By Carol Dabrowiak

Carol and Janet pose for a photo with Miss Odette in Old Sacramento, their guide for the Undergound Tour. Tours will start again on March 31. The evidence is right there.  As soon as someone points it out to you, you can see it.  A doorway or a window that was bricked in.  Remnants of columns that were left in a park.  It's pretty apparent there is a city of Sacramento below the City of Sacramento. 

When we took the Underground Sacramento Tour in Old Sacramento, we learned about the tragedies that befell Sacramento in the 1800s.  First floods washed away the city, then a fire destroyed it, then another epic flood and finally locusts.  OK, I made up the locust part.  But Sacramento had a rough go of it in the beginning.  

Finally the city fathers decided to raise the city up ten feet.  They started by raising the walkways.  But then the shops were below street level, and patrons had to climb up and down ladders to get to the shops.  So shop owners had to raise their own establishments.  They hired workers who used old-fashioned jacks to slowly crank the buildings up.  Some owners just built a new building on top of the structure down below.  It took 15 years to complete the project. 
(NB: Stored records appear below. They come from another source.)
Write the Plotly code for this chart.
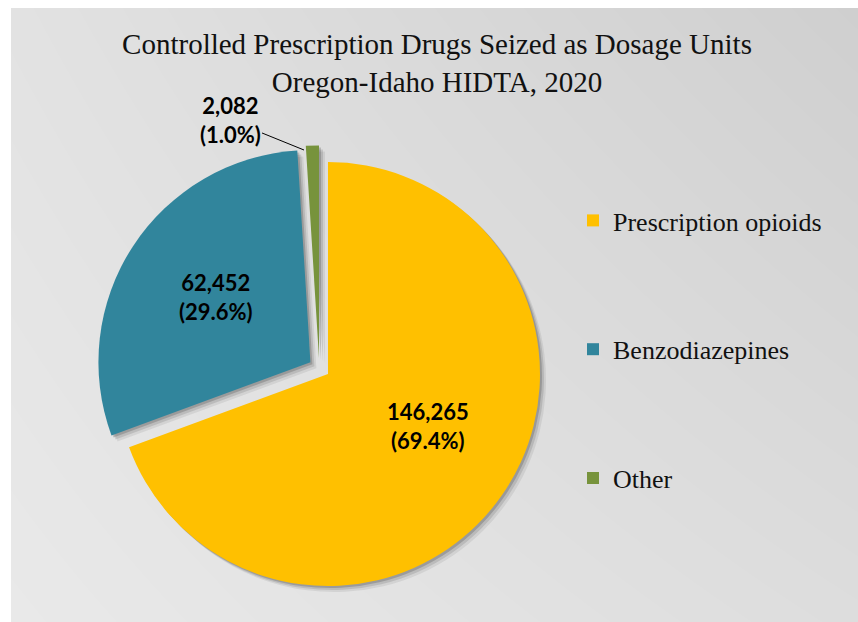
import plotly.graph_objects as go

# ---- data -------------------------------------------------------------
categories = ["Prescription opioids", "Benzodiazepines", "Other"]
dosage_units = [146265, 62452, 2082]
slice_colors = ["#FFC000", "#31859C", "#77933C"]
title_lines = ["Controlled Prescription Drugs Seized as Dosage Units",
               "Oregon-Idaho HIDTA, 2020"]

# background gray levels at the panel corners: [bottom row], [top row]
bg_levels = [[233, 221], [226, 207]]

# ---- layout helpers ---------------------------------------------------
W, H = 858, 622
explode = 0.05
pie_dom_x = [96.7 / W, 541.9 / W]
pie_dom_y = [(H - 590.6) / H, (H - 145.4) / H]

total = sum(dosage_units)
shares = [v / total for v in dosage_units]
label_texts = [f"{v:,}<br>({s:.1%})" for v, s in zip(dosage_units, shares)]

# where each slice label sits (pixel centres), and leader-line tips
label_pos = [(428, 426), (216, 297), (230, 120)]
leader_tip = [None, None, (304, 150)]

label_font = dict(family="Lato", size=22, color="black", weight="bold")


def shifted(dom_x, dom_y, dx, dy):
    return dict(x=[dom_x[0] + dx / W, dom_x[1] + dx / W],
                y=[dom_y[0] - dy / H, dom_y[1] - dy / H])


fig = go.Figure()

# gradient panel behind everything
fig.add_trace(go.Heatmap(
    x=[0, 1], y=[0, 1], z=bg_levels, zsmooth="best",
    zmin=200, zmax=240,
    colorscale=[[0, "rgb(200,200,200)"], [1, "rgb(240,240,240)"]],
    showscale=False, hoverinfo="skip",
))

# soft drop shadow built from a few offset translucent copies of the pie
for off, alpha in [(6, 0.07), (4, 0.11), (2, 0.17)]:
    fig.add_trace(go.Pie(
        labels=categories, values=dosage_units, sort=False,
        direction="clockwise", rotation=0,
        pull=[explode] * len(dosage_units),
        marker=dict(colors=[f"rgba(0,0,0,{alpha})"] * len(dosage_units),
                    line=dict(width=0)),
        textinfo="none", hoverinfo="skip", showlegend=False,
        domain=shifted(pie_dom_x, pie_dom_y, off, off),
    ))

# main pie
fig.add_trace(go.Pie(
    labels=categories, values=dosage_units, sort=False,
    direction="clockwise", rotation=0,
    pull=[explode] * len(dosage_units),
    marker=dict(colors=slice_colors, line=dict(width=0)),
    textinfo="none",
    showlegend=False,
    domain=dict(x=pie_dom_x, y=pie_dom_y),
))

# legend entries
for name, col in zip(categories, slice_colors):
    fig.add_trace(go.Scatter(
        x=[None], y=[None], mode="markers", name=name, legendgroup=name,
        marker=dict(symbol="square", size=12, color=col, line=dict(width=0)),
    ))

# slice value labels
for txt, (px, py), tip in zip(label_texts, label_pos, leader_tip):
    if tip is None:
        fig.add_annotation(
            x=px / W, y=1 - py / H, xref="paper", yref="paper",
            xanchor="center", yanchor="middle",
            text=txt, showarrow=False, font=label_font,
        )
    else:
        fig.add_annotation(
            x=tip[0] / W, y=1 - tip[1] / H, xref="paper", yref="paper",
            text=txt, showarrow=True, arrowhead=0, arrowwidth=1,
            arrowcolor="black", ax=px - tip[0], ay=py - tip[1], standoff=0,
            font=label_font,
        )

fig.update_layout(
    width=W, height=H,
    margin=dict(l=0, r=0, t=0, b=0),
    paper_bgcolor="white",
    plot_bgcolor="rgba(0,0,0,0)",
    xaxis=dict(visible=False, range=[0, 1], domain=[11 / W, 1], fixedrange=True),
    yaxis=dict(visible=False, range=[0, 1], domain=[0, 1 - 8 / H], fixedrange=True),
    title=dict(
        text="<br>".join(title_lines),
        x=437 / W, xanchor="center",
        y=1 - 54 / H, yanchor="middle",
        font=dict(family="Liberation Serif", size=29, color="#111111"),
    ),
    legend=dict(
        x=573 / W, xanchor="left",
        y=1 - 197 / H, yanchor="top",
        bgcolor="rgba(0,0,0,0)",
        font=dict(family="Liberation Serif", size=26, color="#111111"),
        tracegroupgap=92,
    ),
    showlegend=True,
)

fig.write_html("out.html")
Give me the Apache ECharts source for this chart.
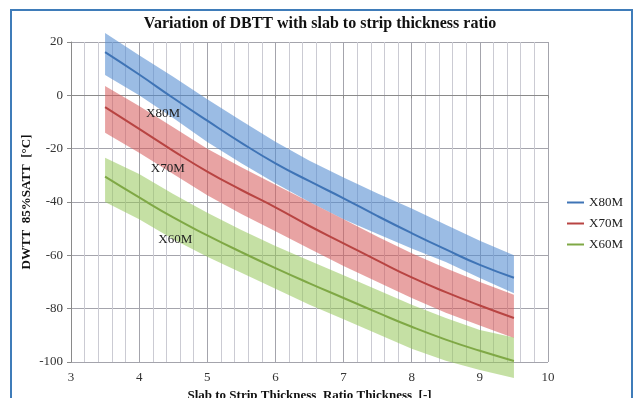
<!DOCTYPE html>
<html>
	<head>
		<meta charset="utf-8">
		<title>Variation of DBTT with slab to strip thickness ratio</title>
		<script src="https://cdn.jsdelivr.net/npm/echarts@6/dist/echarts.min.js"></script>
		<style>
			html, body { margin: 0; background: #fff; }
			#main { width: 640px; height: 398px; }
		</style>
	</head>
	<body>
		<div id="main"></div>
		<script type="text/javascript">
			// slab to strip thickness ratio
			var ratio = [3.5, 4, 4.5, 5, 5.5, 6, 6.5, 7, 7.5, 8, 8.5, 9, 9.5];

			// mean curves, DWTT 85% SATT in °C
			var x80 = [16.2, 7.8, -1, -9.5, -17.8, -25.5, -32.2, -38.6, -45.3, -51.7, -57.8, -63.6, -68.4];
			var x70 = [-4.4, -12.6, -20.8, -28.6, -35.5, -42, -49, -55.5, -62, -68.3, -73.8, -78.8, -83.5];
			var x60 = [-30.5, -38.3, -45.8, -52.5, -58.8, -64.8, -70.5, -76, -81.5, -86.8, -91.6, -95.8, -99.6];

			// scatter bands (upper / lower edge)
			var x80Hi = [23.4, 15, 7, -1.5, -9.5, -17.4, -24.5, -30.8, -36.8, -42.4, -48.5, -54.5, -60];
			var x80Lo = [7.6, 0, -8.5, -17.5, -25.5, -33, -40, -46.5, -52, -57.4, -62.5, -68.5, -74.2];
			var x70Hi = [3.5, -4, -12, -20, -27, -33.5, -40, -46.5, -53, -59.2, -64.8, -70, -74.8];
			var x70Lo = [-14, -21.5, -29.5, -37.5, -44.5, -51, -57.5, -64, -70, -76, -81.5, -86.3, -91];
			var x60Hi = [-23.4, -29.5, -37, -44, -50.5, -56.5, -62, -67.5, -73, -78.5, -83.5, -88, -90.8];
			var x60Lo = [-40, -46.5, -54, -60.5, -66.5, -72.5, -78.5, -84, -89.5, -95, -99.5, -103, -106];

			var grades = ['X80M', 'X70M', 'X60M'];
			// where the grade names sit inside the plot
			var tagX = [4.35, 4.42, 4.53];
			var tagY = [-7, -27.6, -54];

			var serif = '"Liberation Serif", "DejaVu Serif", serif';

			function pairs(ys) {
				return ratio.map(function(x, i) { return [x, ys[i]]; });
			}

			function band(name, hi, lo, fill) {
				return {
					name: name,
					type: 'custom',
					silent: true,
					clip: false,
					z: 1,
					data: ratio.map(function(x, i) { return [x, lo[i], hi[i]]; }),
					encode: { x: 0, y: [1, 2] },
					renderItem: function(params, api) {
						if (params.dataIndex !== 0) return;
						var pts = [];
						for (var i = 0; i < ratio.length; i++) {
							pts.push(api.coord([ratio[i], hi[i]]));
						}
						for (var j = ratio.length - 1; j >= 0; j--) {
							pts.push(api.coord([ratio[j], lo[j]]));
						}
						return {
							type: 'polygon',
							shape: { points: pts },
							style: { fill: fill }
						};
					}
				};
			}

			function curve(k, ys, color) {
				return {
					name: grades[k],
					type: 'line',
					smooth: true,
					symbol: 'none',
					z: 3,
					lineStyle: { color: color, width: 2 },
					itemStyle: { color: color },
					data: pairs(ys),
					markPoint: {
						symbol: 'circle',
						symbolSize: 1,
						itemStyle: { color: 'rgba(0,0,0,0)' },
						label: {
							show: true,
							position: 'inside',
							formatter: '{b}',
							fontFamily: serif,
							fontSize: 13,
							color: '#222'
						},
						data: [{ name: grades[k], coord: [tagX[k], tagY[k]] }]
					}
				};
			}

			var chart = echarts.init(document.getElementById('main'));
			chart.setOption({
				animation: false,
				backgroundColor: '#fff',
				title: {
					text: 'Variation of DBTT with slab to strip thickness ratio',
					left: 'center',
					top: 11,
					textStyle: { fontFamily: serif, fontWeight: 'bold', fontSize: 16, color: '#111' }
				},
				legend: {
					orient: 'vertical',
					left: 567,
					top: 195,
					padding: 0,
					icon: 'rect',
					itemWidth: 17,
					itemHeight: 2,
					itemGap: 6,
					data: grades,
					textStyle: { fontFamily: serif, fontSize: 13, color: '#222', lineHeight: 15 }
				},
				grid: { left: 71, right: 92, top: 42, bottom: 36, containLabel: false, outerBoundsMode: 'none' },
				xAxis: {
					type: 'value',
					min: 3,
					max: 10,
					interval: 1,
					name: 'Slab to Strip Thickness  Ratio Thickness  [-]',
					nameLocation: 'middle',
					nameGap: 27,
					nameTextStyle: { fontFamily: serif, fontWeight: 'bold', fontSize: 13, color: '#111' },
					axisLine: { lineStyle: { color: '#8a8a8a' } },
					axisTick: { show: true, length: 3, lineStyle: { color: '#8a8a8a' } },
					axisLabel: { fontFamily: serif, fontSize: 13, color: '#333', margin: 9 },
					splitLine: { show: true, lineStyle: { color: '#a4a4ac', width: 1 } },
					minorTick: { show: true, splitNumber: 5, length: 0 },
					minorSplitLine: { show: true, lineStyle: { color: '#cbcbd3', width: 1 } }
				},
				yAxis: {
					type: 'value',
					min: -100,
					max: 20,
					interval: 20,
					name: 'DWTT  85%SATT  [°C]',
					nameLocation: 'middle',
					nameGap: 38,
					nameMoveOverlap: false,
					nameTextStyle: { fontFamily: serif, fontWeight: 'bold', fontSize: 13, color: '#111' },
					axisLine: { show: true, lineStyle: { color: '#8a8a8a' } },
					axisTick: { show: true, length: 4, lineStyle: { color: '#8a8a8a' } },
					axisLabel: { fontFamily: serif, fontSize: 13, color: '#333', margin: 8 },
					splitLine: { show: true, lineStyle: { color: '#a4a4ac', width: 1 } }
				},
				graphic: [{
					type: 'rect',
					silent: true,
					z: 100,
					shape: { x: 11, y: 10, width: 621, height: 400 },
					style: { fill: 'none', stroke: '#3f7cb9', lineWidth: 2 }
				}],
				series: [
					band('x80 band', x80Hi, x80Lo, 'rgba(82,140,208,0.58)'),
					band('x70 band', x70Hi, x70Lo, 'rgba(214,88,88,0.55)'),
					band('x60 band', x60Hi, x60Lo, 'rgba(150,198,90,0.55)'),
					curve(0, x80, '#3f74b6'),
					curve(1, x70, '#b84442'),
					curve(2, x60, '#7fa845')
				]
			});
		</script>
	</body>
</html>
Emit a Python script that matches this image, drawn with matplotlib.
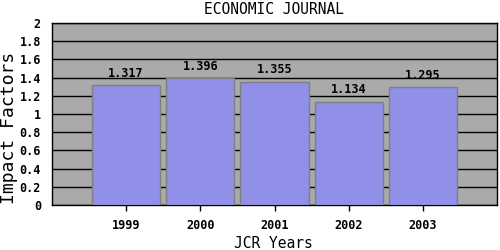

Our tour guide, Miss Odette (in period costume) guided us through the lower levels in Old Sacramento.  She told us about the shops that would have been above us.  They included saloons, laundries and brothels.  There are also display cases with items recovered during the archeological dig such as ceramic dishes and whiskey bottles.  Everything a gold rush city needed in the 1800s.  It is a fascinating tour about an amazing engineering feat.